Sleep recorded "Dopesmoker" in 1996 at Record Two Studio in Comptche, California, with producer and engineer Billy Anderson, and the physical limits of that process are not incidental to what the record sounds like. They are the record. A reel-to-reel tape holds 22 minutes. A 63-minute song requires three reels. Guitarist Matt Pike recalled that "there was so much to memorize for that album, and we had to do it in like three different sections because a reel-to-reel only holds 22 minutes." The band went in for a month, went home to rehearse, and came back for another month. The seams that process left in the music, the slight shifts in density and momentum across the song's arc, are not flaws. They are the record breathing.

The band that walked into Record Two was Al Cisneros on bass and vocals, Matt Pike on guitar, and Chris Hakius on drums. No guests. No session players. The trio that had made "Sleep's Holy Mountain" in 1992 on Earache Records, toured Europe with Cathedral and the United States with Nik Turner's Hawkwind, and spent the intervening years writing a single hour-long song in motel rooms and at soundchecks. Billy Anderson, who had already worked with Neurosis and the Melvins, produced and engineered the sessions. He has described the album as "such a struggle and achievement," and the clarity of that pairing is the most honest thing anyone has ever said about it.

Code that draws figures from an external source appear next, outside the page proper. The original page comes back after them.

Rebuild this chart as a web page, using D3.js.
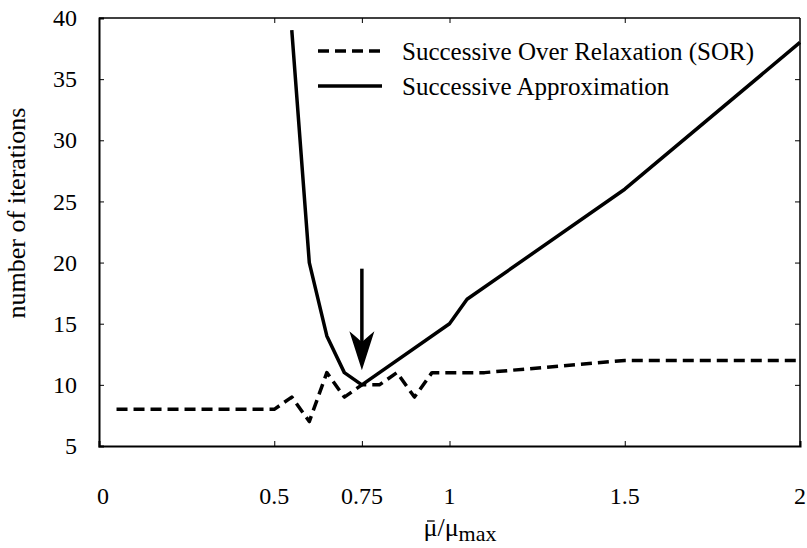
<!DOCTYPE html>
<html>
<head>
<meta charset="utf-8">
<script src="https://cdn.jsdelivr.net/npm/d3@7"></script>
<style>
  html, body { margin: 0; padding: 0; background: #fff; }
  svg { display: block; }
  text { font-family: "Liberation Serif", "Times New Roman", serif; fill: #000; }
</style>
</head>
<body>
<svg id="chart" width="807" height="548"></svg>
<script>
// ---- data ----
const sorX = [0.05, 0.5, 0.55, 0.6, 0.65, 0.7, 0.75, 0.8, 0.85, 0.9, 0.95, 1.0, 1.1, 1.5, 2.0];
const sorY = [8, 8, 9, 7, 11, 9, 10, 10, 11, 9, 11, 11, 11, 12, 12];
const saX = [0.55, 0.6, 0.65, 0.7, 0.75, 1.0, 1.05, 1.5, 2.0];
const saY = [39, 20, 14, 11, 10, 15, 17, 26, 38];
const xTicks = [0, 0.5, 0.75, 1, 1.5, 2];
const xTickLabels = ["0", "0.5", "0.75", "1", "1.5", "2"];
const yTicks = [5, 10, 15, 20, 25, 30, 35, 40];
const seriesNames = ["Successive Over Relaxation (SOR)", "Successive Approximation"];
const arrowX = 0.75, arrowFromY = 19.5, arrowToY = 11.2;
const xLabel = "μ/μ";
const xLabelSub = "max";
const yLabel = "number of iterations";

// ---- layout ----
const L = 99, R = 800, T = 18, B = 446;
const svg = d3.select("#chart");
const x = d3.scaleLinear().domain([0, 2]).range([L, R]);
const y = d3.scaleLinear().domain([5, 40]).range([B, T]);

// frame
svg.append("line").attr("x1", L).attr("x2", R).attr("y1", T).attr("y2", T).attr("stroke", "#000").attr("stroke-width", 1.5);
svg.append("line").attr("x1", R).attr("x2", R).attr("y1", T).attr("y2", B).attr("stroke", "#000").attr("stroke-width", 1.5);

// bottom axis (inward ticks)
const innerX = xTicks.filter(d => d > 0 && d < 2);
const xAxis = svg.append("g").attr("transform", `translate(0,${B})`)
  .call(d3.axisBottom(x).tickValues(innerX).tickSize(-5).tickFormat(""));
xAxis.select(".domain").attr("stroke-width", 2);
xAxis.selectAll(".tick line").attr("stroke-width", 1);
// top ticks
const xTop = svg.append("g").attr("transform", `translate(0,${T})`)
  .call(d3.axisTop(x).tickValues(innerX).tickSize(-5).tickFormat(""));
xTop.select(".domain").remove();

// x tick labels
svg.append("g").selectAll("text").data(xTicks).join("text")
  .attr("x", (d) => x(d) + (d === 0 ? 4 : d === 2 ? 0 : 0))
  .attr("y", 504)
  .attr("text-anchor", "middle")
  .attr("font-size", 24)
  .text((d, i) => xTickLabels[i]);

// left axis
const yAxis = svg.append("g").attr("transform", `translate(${L},0)`)
  .call(d3.axisLeft(y).tickValues(yTicks).tickSize(-5).tickPadding(22).tickFormat(d3.format("d")));
yAxis.select(".domain").attr("stroke-width", 2);
yAxis.selectAll(".tick text").attr("font-size", 24).attr("font-family", "Liberation Serif, serif").attr("fill", "#000");
yAxis.selectAll(".tick line").filter(d => d === 5 || d === 40).remove();
// right ticks
const yRight = svg.append("g").attr("transform", `translate(${R},0)`)
  .call(d3.axisRight(y).tickValues(yTicks.filter(d => d > 5 && d < 40)).tickSize(-5).tickFormat(""));
yRight.select(".domain").remove();

// lines
const line = d3.line().x(d => x(d[0])).y(d => y(d[1]));
svg.append("path").datum(sorX.map((v, i) => [v, sorY[i]]))
  .attr("d", line).attr("fill", "none").attr("stroke", "#000")
  .attr("stroke-width", 3.5).attr("stroke-dasharray", "11,6").attr("stroke-linejoin", "round");
svg.append("path").datum(saX.map((v, i) => [v, saY[i]]))
  .attr("d", line).attr("fill", "none").attr("stroke", "#000")
  .attr("stroke-width", 3.5).attr("stroke-linejoin", "round");

// arrow
const ax = x(arrowX), ay0 = y(arrowFromY), ay1 = y(arrowToY);
svg.append("line").attr("x1", ax).attr("x2", ax).attr("y1", ay0).attr("y2", ay1 - 25)
  .attr("stroke", "#000").attr("stroke-width", 3.5);
svg.append("path")
  .attr("d", `M${ax},${ay1} L${ax - 12.5},${ay1 - 39} Q${ax - 4},${ay1 - 32} ${ax},${ay1 - 28} Q${ax + 4},${ay1 - 32} ${ax + 12.5},${ay1 - 39} Z`)
  .attr("fill", "#000");

// legend
const lg = svg.append("g");
const rows = [51, 86];
seriesNames.forEach((name, i) => {
  lg.append("line").attr("x1", 318).attr("x2", 382).attr("y1", rows[i]).attr("y2", rows[i])
    .attr("stroke", "#000").attr("stroke-width", 3.5)
    .attr("stroke-dasharray", i === 0 ? "11,6" : null);
  lg.append("text").attr("x", 402).attr("y", rows[i] + 9).attr("font-size", 25).text(name);
});

// axis titles
const xt = svg.append("text").attr("x", 460).attr("y", 536).attr("text-anchor", "middle").attr("font-size", 26);
xt.append("tspan").text(xLabel);
xt.append("tspan").attr("font-size", 22).attr("dy", 5).text(xLabelSub);
// macron over the first mu
const ext = xt.node().getExtentOfChar(0);
svg.append("line")
  .attr("x1", ext.x + ext.width * 0.25).attr("x2", ext.x + ext.width * 0.8)
  .attr("y1", 536 - 15).attr("y2", 536 - 15)
  .attr("stroke", "#000").attr("stroke-width", 1.3);
svg.append("text").attr("transform", "translate(25,213) rotate(-90)")
  .attr("text-anchor", "middle").attr("font-size", 26).text(yLabel);
</script>
</body>
</html>
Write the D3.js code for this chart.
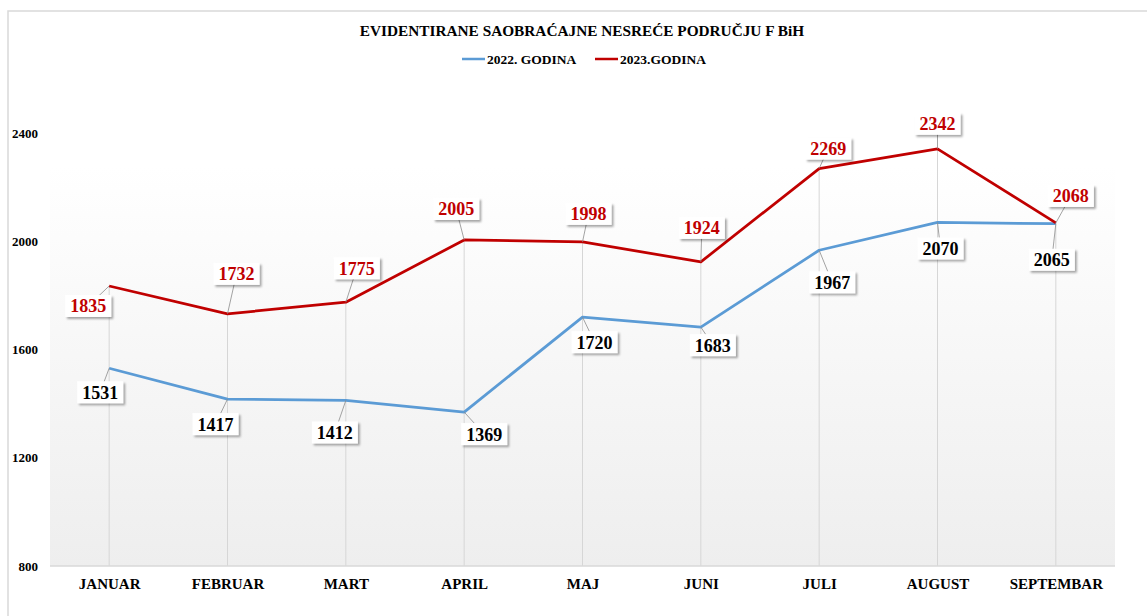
<!DOCTYPE html>
<html>
<head>
<meta charset="utf-8">
<script src="https://cdn.jsdelivr.net/npm/d3@7"></script>
<style>
  body { margin: 0; background: #fff; }
  svg text { font-family: "Liberation Serif", serif; font-weight: bold; }
</style>
</head>
<body>
<div id="vis"></div>
<script>
// data
const months = ["JANUAR", "FEBRUAR", "MART", "APRIL", "MAJ", "JUNI", "JULI", "AUGUST", "SEPTEMBAR"];
const values2022 = [1531, 1417, 1412, 1369, 1720, 1683, 1967, 2070, 2065];
const values2023 = [1835, 1732, 1775, 2005, 1998, 1924, 2269, 2342, 2068];
const yTicks = [800, 1200, 1600, 2000, 2400];
const seriesNames = ["2022. GODINA", "2023.GODINA"];

// where Excel put the moved data labels (offset from the point, px)
const offsets2022 = [[-9, 24], [-12, 25], [-11, 32], [20, 22], [12, 25], [12, 18], [13, 32], [3, 26], [-4, 36]];
const offsets2023 = [[-21, 20], [9, -40], [11, -34], [-8, -31], [6, -28], [1, -34], [9, -20], [0, -25], [15, -27]];

const W = 1147, H = 616;
const plot = {left: 50, right: 1115, top: 79, bottom: 566};

const svg = d3.select("#vis").append("svg")
    .attr("width", W)
    .attr("height", H);

const defs = svg.append("defs");
const grad = defs.append("linearGradient")
    .attr("id", "bg")
    .attr("x1", 0).attr("y1", 0).attr("x2", 0).attr("y2", 1);
grad.append("stop").attr("offset", "0%").attr("stop-color", "#ffffff");
grad.append("stop").attr("offset", "18%").attr("stop-color", "#ffffff");
grad.append("stop").attr("offset", "100%").attr("stop-color", "#eeeeee");

const shadow = defs.append("filter")
    .attr("id", "shadow")
    .attr("x", "-20%").attr("y", "-30%").attr("width", "150%").attr("height", "170%");
shadow.append("feDropShadow")
    .attr("dx", 2).attr("dy", 2)
    .attr("stdDeviation", 1.3)
    .attr("flood-color", "#000")
    .attr("flood-opacity", 0.35);

// chart frame
svg.append("rect")
    .attr("x", 8).attr("y", 11)
    .attr("width", W + 10).attr("height", H + 10)
    .attr("fill", "none")
    .attr("stroke", "#d9d9d9")
    .attr("stroke-width", 1.5);

// plot area
svg.append("rect")
    .attr("x", plot.left).attr("y", plot.top)
    .attr("width", plot.right - plot.left)
    .attr("height", plot.bottom - plot.top)
    .attr("fill", "url(#bg)");

const xScale = d3.scalePoint()
    .domain(months)
    .range([plot.left, plot.right])
    .padding(0.5);

const yScale = d3.scaleLinear()
    .domain([800, 2600])
    .range([plot.bottom, plot.top]);

// drop lines from the highest point down to the axis
svg.append("g")
    .selectAll("line")
    .data(months)
    .join("line")
    .attr("x1", d => xScale(d))
    .attr("x2", d => xScale(d))
    .attr("y1", (d, i) => yScale(Math.max(values2022[i], values2023[i])))
    .attr("y2", plot.bottom)
    .attr("stroke", "#d6d6d6")
    .attr("stroke-width", 1);

// x axis
const xAxis = svg.append("g")
    .attr("transform", `translate(0,${plot.bottom})`)
    .call(d3.axisBottom(xScale).tickSize(0).tickPadding(12));
xAxis.select(".domain")
    .attr("d", `M${plot.left},0H${plot.right}`)
    .attr("stroke", "#d9d9d9")
    .attr("stroke-width", 1.5);
xAxis.selectAll("text")
    .style("font-family", "Liberation Serif, serif")
    .style("font-weight", "bold")
    .style("font-size", "15px")
    .attr("fill", "#000");

// y axis, labels only
const yAxis = svg.append("g")
    .attr("transform", `translate(38,0)`)
    .call(d3.axisLeft(yScale).tickValues(yTicks).tickFormat(d3.format("d")).tickSize(0).tickPadding(0));
yAxis.select(".domain").remove();
yAxis.selectAll("text")
    .style("font-family", "Liberation Serif, serif")
    .style("font-weight", "bold")
    .style("font-size", "13px")
    .attr("fill", "#000");

// lines
const lineGen = d3.line()
    .x((d, i) => xScale(months[i]))
    .y(d => yScale(d));

const series = [
    {name: seriesNames[0], values: values2022, offsets: offsets2022, color: "#5b9bd5", textColor: "#000"},
    {name: seriesNames[1], values: values2023, offsets: offsets2023, color: "#c00000", textColor: "#c00000"}
];

series.forEach(s => {
    svg.append("path")
        .datum(s.values)
        .attr("fill", "none")
        .attr("stroke", s.color)
        .attr("stroke-width", 2.75)
        .attr("stroke-linejoin", "round")
        .attr("d", lineGen);
});

// data labels with leader lines
const boxW = 46, boxH = 22;
series.forEach(s => {
    const g = svg.append("g");
    const labels = s.values.map((v, i) => {
        const px = xScale(months[i]), py = yScale(v);
        return {v, px, py, cx: px + s.offsets[i][0], cy: py + s.offsets[i][1]};
    });

    g.selectAll("line")
        .data(labels)
        .join("line")
        .attr("x1", d => d.px)
        .attr("y1", d => d.py)
        .attr("x2", d => d.cx)
        .attr("y2", d => d.cy)
        .attr("stroke", "#8c8c8c")
        .attr("stroke-width", 0.8);

    const box = g.selectAll(".lbl")
        .data(labels)
        .join("g")
        .attr("class", "lbl")
        .attr("transform", d => `translate(${d.cx},${d.cy})`);

    box.append("rect")
        .attr("x", -boxW / 2).attr("y", -boxH / 2)
        .attr("width", boxW).attr("height", boxH)
        .attr("fill", "#fff")
        .attr("filter", "url(#shadow)");

    box.append("text")
        .attr("text-anchor", "middle")
        .attr("dy", "0.36em")
        .style("font-size", "18px")
        .attr("fill", s.textColor)
        .text(d => d.v);
});

// title
svg.append("text")
    .attr("x", 582).attr("y", 36)
    .attr("text-anchor", "middle")
    .style("font-size", "15.3px")
    .attr("fill", "#000")
    .text("EVIDENTIRANE SAOBRAĆAJNE NESREĆE PODRUČJU F BiH");

// legend
const legendX = [462, 595];
const legend = svg.append("g")
    .selectAll("g")
    .data(series)
    .join("g")
    .attr("transform", (d, i) => `translate(${legendX[i]},59)`);
legend.append("line")
    .attr("x1", 0).attr("x2", 23)
    .attr("stroke", d => d.color)
    .attr("stroke-width", 2.5);
legend.append("text")
    .attr("x", 25)
    .attr("dy", "0.35em")
    .style("font-size", "13.5px")
    .attr("fill", "#000")
    .text(d => d.name);
</script>
</body>
</html>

The guitar tone on "Dopesmoker" comes from a specific configuration that Anderson has documented in detail. For basic tracking, he used a Green Matamp with a Green 4x12 cabinet, mic'd with an SM57 and a Beyer M88. The main guitar signal ran through two full stacks: one driven by a Green Matamp, the other by a Green Matamp Combo amp on the front end with a Slave Unit power amp behind it. The amplifiers were built to be so loud that no one from the band could be in the same room while they were running. Anderson placed more than half a dozen microphones around them to capture the sound waves filling the space. For texture and dimension on certain passages, he added a third rhythm track recorded through a Pignose amp, opened halfway, with an AKG 414 in figure-eight pattern inserted into the open cabinet. Clean guitars went through the Matamp combo at low volume with a ribbon mic close and a room mic at distance. The result is a guitar sound that occupies physical space rather than a frequency range, a mass rather than a tone, and every mic placement decision Anderson made is audible in the way the riff seems to come from all directions at once.

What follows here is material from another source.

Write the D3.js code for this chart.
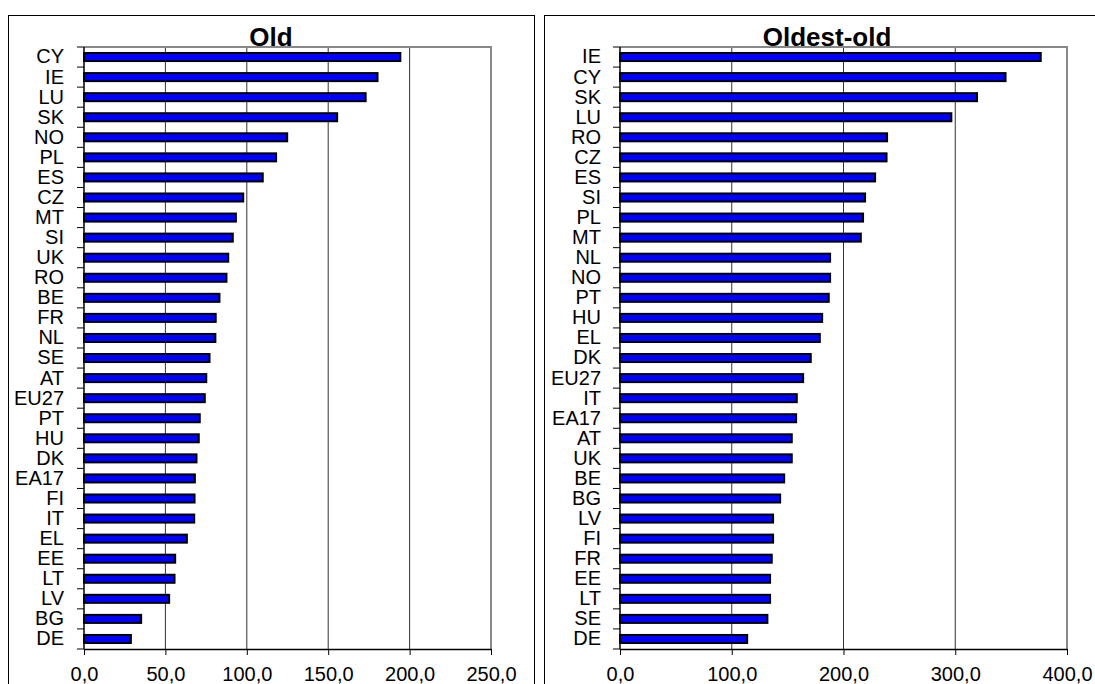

The sessions were difficult in ways that went beyond the technical. The song kept changing. Pike noted that the band ended up with two or three different versions. The song had been developing through live performances since at least 1994, worked and reworked through years of touring and rehearsal, and in the studio it continued to move. Pike described the process: "the song was getting slower and slower and then it got weird. We started tripping out and second guessing ourselves." London Records had signed Sleep after "Holy Mountain" with the promise of complete artistic freedom and a six-figure advance. That advance went largely toward amplifiers and cannabis. When Anderson and the band completed the 63-minute single-track version and delivered it, London refused to release it. The label commissioned a remix from producer Dave Sardy and demanded edits. Sleep refused to compromise. The band dissolved. The unauthorized 1999 "Jerusalem" release, put out by The Music Cartel and Rise Above Records, ran 52 minutes and split the composition into six identically named sections. The band considers it unauthorized.

What London heard as a commercial liability was in fact the only honest outcome of the production choices the band and Anderson had made. A 63-minute song recorded in three tape sections, through amplifiers too loud for human proximity, in a studio in the California hills, with a producer who understood that the heaviness Sleep was after was a matter of physical presence, cannot be cut into radio-friendly pieces without ceasing to exist. The version of the record that finally came out on Tee Pee Records on April 22, 2003, is the only version the band considers authorized. Cisneros, who had felt the record should not have been released at all, acknowledged that the 2003 Tee Pee version was "the closest one that's come out of the four." Pike's position was simpler: "We did all the work so why leave it sitting around?" The 2012 Southern Lord reissue, remastered from the original studio tapes by Brad Boatright of From Ashes Rise, brought further clarity to what Anderson had captured, and Mojo gave it five stars, calling it "a benchmark by which all that dares call itself stoner rock must surely be judged."

The production philosophy behind "Dopesmoker" is indistinguishable from its compositional one. The tape format forced the band to internalize and perform a 63-minute piece in discrete sections, which demanded a level of structural commitment that most bands never approach. The amp configuration removed the players from the sound source, which means what you hear is the room's response to the guitar, not the guitar itself. The decision to record to analog tape rather than digital meant every splice was physical, every edit a commitment. Anderson and Sleep were making a document of a specific, extreme, fully realized idea, and the production choices they made were the idea. When Matt Pike left to form High on Fire with drummer Des Kensel and bassist George Rice, and Al Cisneros and Chris Hakius continued as OM, the music each took forward was shaped by what they had learned in Comptche. The weight, the patience, the refusal to resolve early. "Dopesmoker" sounds the way it does because the people who made it understood that some things cannot be shortened without being destroyed.